Kurtuluş savaşı sonrasında derlenen, toplanan ve yeni kurulan hükümetlerin aldığı kararlarla şehir yeniden derlenmeye, toparlanmaya, muhacirliğe giden insanların vatanlarına dönmesiyle yeniden imarlaşma faaliyetleri başlamış pek çok güzel eser bu yıllarda ortaya çıkmıştı.

İmarlaşma şehrin batısında başlamış ve günümüze kadar gelen güzel eserler ortaya çıkarmıştı. İlk olarak “Vali Konağı” inşa edilmiş ve günümüzde Tatbikat İlkokulu olarak hizmet veren bina yapılmıştı. Binanın batı tarafından dört adet iki katlı kesme taştan bina inşa edilmiş, başlangıçta konut olarak kullanılan binalar ilerleyen yıllarda vakıf öğrenci yurdu, İmam hatip Lisesi olarak kullanılan binaların üçü yıkılmış geriye bir bina kalmıştı. Kalan son binada restore edilerek Anıtlar ve Röleve Müdürlüğü olarak hizmet vermesini sürdürmektedir.

Kesin yapım tarihi bilinmemekle birlikte 1900 yılında “Muallim Mektebi” olarak kullanılan bina 1925’lerde büyük oranda inşa edilerek günümüze kadar gelmiştir. Bina bir dönem Erzurum Lisesine ev sahipliği yapmış bilahare Erkek Muallim Mektebi olmuş 1955 sonrasında Kız Öğretmen Okulu olarak kullanılmış 1078 yılında öğretmen okulu kapatılınca iki yıl boş kalmış sonra Nene Hatun Kız Lisesi taşınmıştır.

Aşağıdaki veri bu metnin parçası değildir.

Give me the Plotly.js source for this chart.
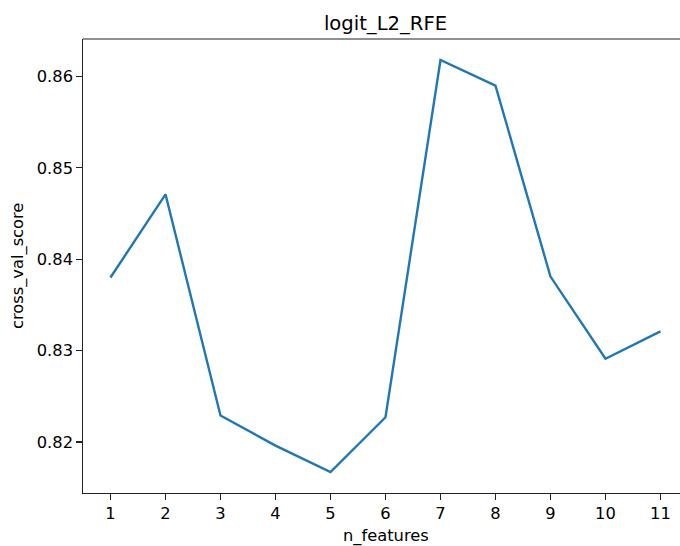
<!DOCTYPE html>
<html>
<head>
<meta charset="utf-8">
<script src="https://cdn.plot.ly/plotly-3.0.1.min.js"></script>
<style>
html,body{margin:0;padding:0;overflow:hidden;background:#fff;}
#chart{width:680px;height:546px;}
</style>
</head>
<body>
<div id="chart"></div>
<script>
const nFeatures = [1, 2, 3, 4, 5, 6, 7, 8, 9, 10, 11];
const cvScore = [0.8380, 0.8471, 0.8229, 0.8196, 0.8167, 0.8227, 0.8618, 0.8590, 0.8381, 0.8291, 0.8321];
const xTicks = [1, 2, 3, 4, 5, 6, 7, 8, 9, 10, 11];
const yTicks = [0.82, 0.83, 0.84, 0.85, 0.86];

const font = {family: 'DejaVu Sans', size: 16.3, color: '#000'};

Plotly.newPlot('chart', [{
  x: nFeatures,
  y: cvScore,
  type: 'scatter',
  mode: 'lines',
  line: {color: '#1f77b4', width: 2.4},
  hoverinfo: 'skip'
}], {
  width: 680,
  height: 546,
  margin: {l: 83, r: 0, t: 39, b: 53},
  paper_bgcolor: '#fff',
  plot_bgcolor: '#fff',
  font: font,
  showlegend: false,
  title: {
    text: 'logit_L2_RFE',
    font: {family: 'DejaVu Sans', size: 19.6, color: '#000'},
    x: 385.5 / 680, xanchor: 'center', xref: 'container',
    y: 1 - 23 / 546, yanchor: 'middle', yref: 'container'
  },
  xaxis: {
    range: [0.5, 11.355],
    tickmode: 'array',
    tickvals: xTicks,
    ticktext: xTicks.map(String),
    ticks: 'outside', ticklen: 5.5, tickwidth: 1.2, tickcolor: '#222',
    showline: true, linecolor: '#222', linewidth: 1.2, mirror: false,
    showgrid: false, zeroline: false,
    tickfont: font
  },
  yaxis: {
    range: [0.81441, 0.8641],
    tickmode: 'array',
    tickvals: yTicks,
    ticktext: yTicks.map(v => v.toFixed(2)),
    ticks: 'outside', ticklen: 5.5, tickwidth: 1.2, tickcolor: '#222',
    showline: true, linecolor: '#222', linewidth: 1.2, mirror: false,
    showgrid: false, zeroline: false,
    tickfont: font
  },
  shapes: [{
    type: 'line', xref: 'paper', yref: 'paper',
    x0: 0, x1: 1, y0: 1, y1: 1,
    line: {color: '#222', width: 1.2}
  }],
  annotations: [{
    text: 'n_features', xref: 'paper', yref: 'paper',
    x: (385.5 - 83) / 597, y: 0, xanchor: 'center', yanchor: 'middle',
    yshift: -42.5, showarrow: false, font: font
  }, {
    text: 'cross_val_score', xref: 'paper', yref: 'paper',
    x: 0, y: 0.5, xanchor: 'center', yanchor: 'middle', textangle: -90,
    xshift: -65, showarrow: false, font: font
  }]
}, {staticPlot: true, displayModeBar: false});
</script>
</body>
</html>
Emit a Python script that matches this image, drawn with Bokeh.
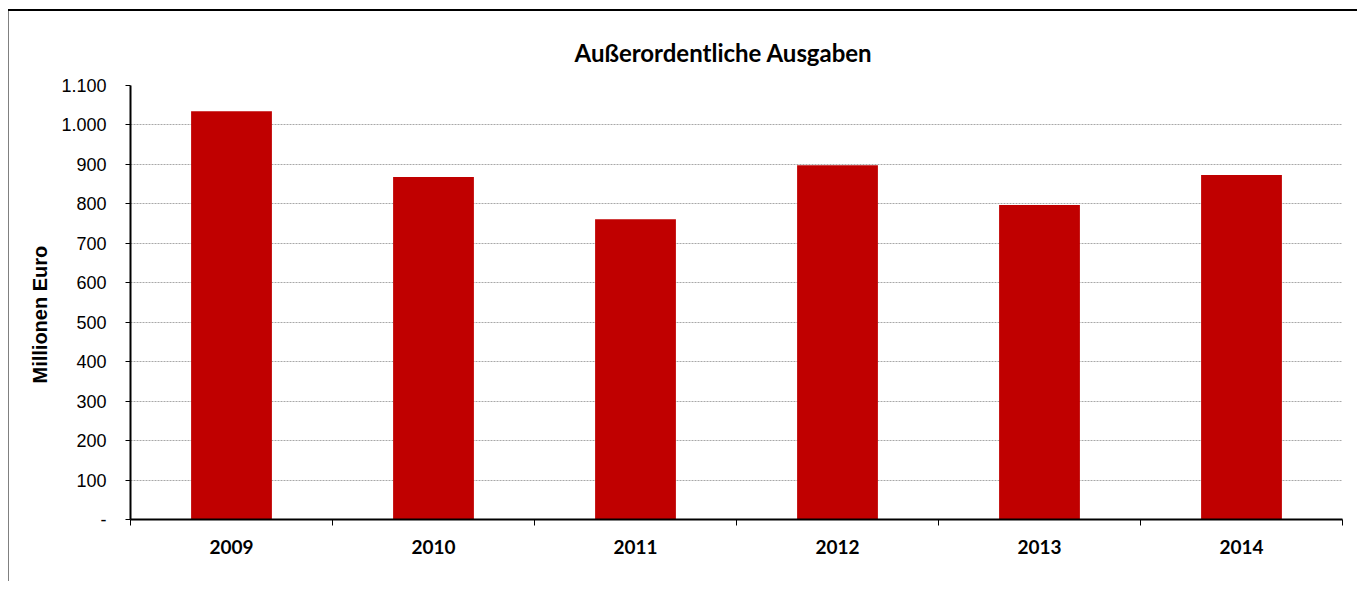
from bokeh.plotting import figure
from bokeh.models import FixedTicker, Range1d, ColumnDataSource, Title
from bokeh.embed import file_html
from bokeh.resources import INLINE

years = ["2009", "2010", "2011", "2012", "2013", "2014"]
values = [1035, 868, 761, 898, 797, 873]
y_ticks = [0, 100, 200, 300, 400, 500, 600, 700, 800, 900, 1000, 1100]
y_tick_labels = ["-", "100", "200", "300", "400", "500", "600", "700", "800", "900", "1.000", "1.100"]

x_pos = [i + 0.5 for i in range(len(years))]
src = ColumnDataSource(dict(x=x_pos, top=values))

bg = ("linear-gradient(#000000, #000000) 8px 9px / 100% 2px no-repeat, "
      "linear-gradient(#808080, #808080) 8px 9px / 1px 100% no-repeat, #ffffff")

p = figure(width=1357, height=581, output_backend="svg", toolbar_location=None,
           x_range=Range1d(0, len(years)), y_range=Range1d(0, 1100),
           min_border_left=130, min_border_right=15, min_border_top=85, min_border_bottom=62,
           styles={"background": bg})

p.vbar(x="x", top="top", width=0.4, source=src, fill_color="#C00000", line_color=None)

p.title.text = "Außerordentliche Ausgaben"
p.title.align = "left"
p.title.offset = 444
p.title.text_font = "Lato"
p.title.text_font_size = "24px"
p.title.text_font_style = "bold"
p.title.text_color = "#000000"
p.title.standoff = 37

p.outline_line_color = None
p.background_fill_color = "white"
p.border_fill_color = None

# x axis: labels at centers, ticks at boundaries
xa = p.xaxis[0]
xa.ticker = FixedTicker(ticks=x_pos, minor_ticks=list(range(len(years) + 1)))
xa.major_label_overrides = {x: y for x, y in zip(x_pos, years)}
xa.major_tick_out = 0
xa.major_tick_in = 0
xa.minor_tick_out = 6
xa.minor_tick_in = 0
xa.minor_tick_line_color = "black"
xa.minor_tick_line_width = 1
xa.axis_line_color = "black"
xa.axis_line_width = 2
xa.major_label_text_font = "Lato"
xa.major_label_text_font_style = "bold"
xa.major_label_text_font_size = "19px"
xa.major_label_text_color = "black"
xa.major_label_standoff = 14

ya = p.yaxis[0]
ya.ticker = FixedTicker(ticks=y_ticks, minor_ticks=[])
ya.major_label_overrides = {t: l for t, l in zip(y_ticks, y_tick_labels)}
ya.major_tick_out = 5
ya.major_tick_in = 0
ya.major_tick_line_color = "black"
ya.axis_line_color = "black"
ya.axis_line_width = 2
ya.major_label_text_font = "Liberation Sans"
ya.major_label_text_font_size = "18px"
ya.major_label_text_color = "black"
ya.major_label_standoff = 19

ytitle = Title(text="Millionen Euro", align="left", offset=136,
               text_font="Liberation Sans", text_font_style="bold",
               text_font_size="20px", text_color="black", standoff=16)
p.add_layout(ytitle, "left")

p.xgrid.grid_line_color = None
p.ygrid.grid_line_color = "#a8a8a8"
p.ygrid.grid_line_dash = "2 1"
p.ygrid.grid_line_width = 1

open("out.html", "w").write(file_html(p, INLINE))
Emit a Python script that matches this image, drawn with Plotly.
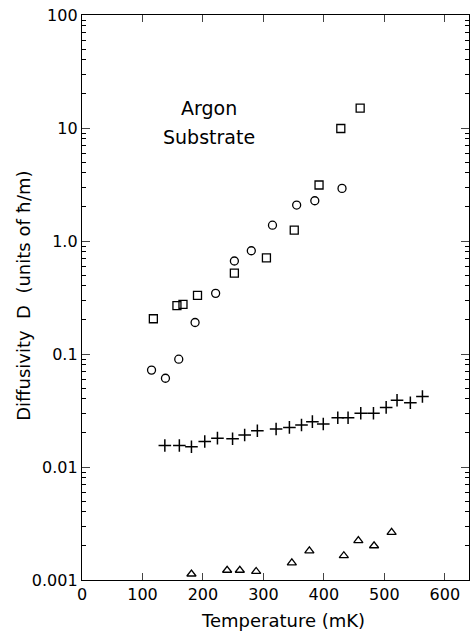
import plotly.graph_objects as go

# Squares
sq_T = [118, 157, 167, 191, 252, 305, 351, 392, 428, 460]
sq_D = [0.205, 0.268, 0.275, 0.33, 0.52, 0.71, 1.25, 3.13, 9.9, 15.0]
# Circles
ci_T = [115, 138, 160, 187, 221, 252, 280, 315, 355, 385, 430]
ci_D = [0.072, 0.061, 0.090, 0.19, 0.344, 0.665, 0.82, 1.38, 2.08, 2.27, 2.92]
# Crosses
cr_T = [137, 161, 181, 203, 224, 249, 269, 290, 321, 343, 363, 381, 399, 423, 440, 461, 482, 503, 521, 543, 563]
cr_D = [0.0155, 0.0155, 0.0151, 0.0168, 0.0180, 0.0178, 0.0192, 0.0209, 0.0217, 0.0224, 0.0235,
        0.0252, 0.0240, 0.0273, 0.0273, 0.0299, 0.0299, 0.0337, 0.0390, 0.0370, 0.0420]
# Triangles
tr_T = [181, 240, 261, 288, 347, 376, 433, 457, 483, 512]
tr_D = [0.00113, 0.00122, 0.00122, 0.00119, 0.00142, 0.00181, 0.00164, 0.00223, 0.00201, 0.00264]

x_ticks = [0, 100, 200, 300, 400, 500, 600]
y_ticks = [0.001, 0.01, 0.1, 1, 10, 100]
y_ticktext = ["0.001", "0.01", "0.1", "1.0", "10", "100"]
minor_vals = [m * 10.0 ** e for e in range(-3, 2) for m in range(2, 10)]

FONT = "DejaVu Sans"
fig = go.Figure()
mk = dict(color="black", line=dict(color="black", width=1.3))
fig.add_trace(go.Scatter(x=sq_T, y=sq_D, mode="markers",
                         marker=dict(symbol="square-open", size=8, **mk)))
fig.add_trace(go.Scatter(x=ci_T, y=ci_D, mode="markers",
                         marker=dict(symbol="circle-open", size=8, **mk)))
fig.add_trace(go.Scatter(x=cr_T, y=cr_D, mode="markers",
                         marker=dict(symbol="cross-thin-open", size=9, color="black",
                                     line=dict(color="black", width=1.5))))
fig.add_trace(go.Scatter(x=tr_T, y=tr_D, mode="markers",
                         marker=dict(symbol="triangle-up-open", size=8, **mk)))

fig.add_annotation(x=210, y=1.177, xref="x", yref="y", text="Argon",
                   xanchor="center", yanchor="middle",
                   showarrow=False, font=dict(family=FONT, size=19, color="black"))
fig.add_annotation(x=210, y=0.92, xref="x", yref="y", text="Substrate",
                   xanchor="center", yanchor="middle",
                   showarrow=False, font=dict(family=FONT, size=19, color="black"))
# axis titles
fig.add_annotation(x=0.519, y=-0.0708, xref="paper", yref="paper", text="Temperature (mK)",
                   xanchor="center", yanchor="middle",
                   showarrow=False, font=dict(family=FONT, size=18, color="black"))
fig.add_annotation(x=-0.150, y=0.503, xref="paper", yref="paper",
                   text="Diffusivity  D  (units of ħ/m)", textangle=-90,
                   xanchor="center", yanchor="middle",
                   showarrow=False, font=dict(family=FONT, size=18, color="black"))

fig.update_layout(
    width=471, height=631,
    margin=dict(l=82, r=2, t=15, b=51),
    paper_bgcolor="white", plot_bgcolor="white",
    showlegend=False,
    font=dict(family=FONT, size=16, color="black"),
)
fig.update_xaxes(range=[0, 640], tickvals=x_ticks, ticks="inside", ticklen=7, tickwidth=1.3,
                 showline=True, linecolor="black", linewidth=1.3, mirror="ticks",
                 showgrid=False, zeroline=False, tickfont=dict(size=16))
fig.update_yaxes(type="log", range=[-3, 2], tickvals=y_ticks, ticktext=y_ticktext,
                 ticks="inside", ticklen=8, tickwidth=1.3,
                 minor=dict(tickvals=minor_vals, ticks="inside", ticklen=4, tickwidth=1, tickcolor="black"),
                 showline=True, linecolor="black", linewidth=1.3, mirror="ticks",
                 showgrid=False, zeroline=False, tickfont=dict(size=16))

fig.write_html("out.html")
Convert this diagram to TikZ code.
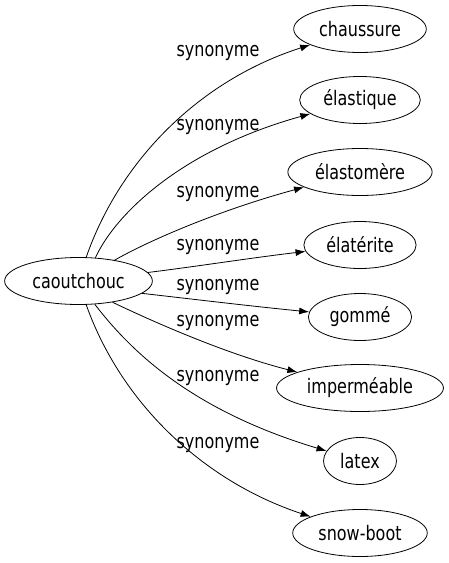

Yine bu yıllarda “Frengi ve Lepra Hastahanesi” için inşa edilen bina penisilinin bulunmasıyla birlikte hastahane olarak hizmet veren il sağlık müdürlüğü binasına da 1940 öncesi yapılan eserlerdendir.

1936 yılında hizmete giren “Mareşal Çakmak Hastanesi” ve 1930 yılında İnşaatına başlayıp 1939 yılında bitirilen “Erzurum Lisesi binası” da bu dönemde yapılmıştır.

Havuzbaşı etrafında inşa edilen 9. Kolordu Binası, 29. Tümen Komutanlık Binası, Yıkılan Halk Eğitim Binası ve günümüzde lojman olarak kullanılan simetrik binada 1935-1939 yılları arasında inşa edilen eserlerden olmuştu.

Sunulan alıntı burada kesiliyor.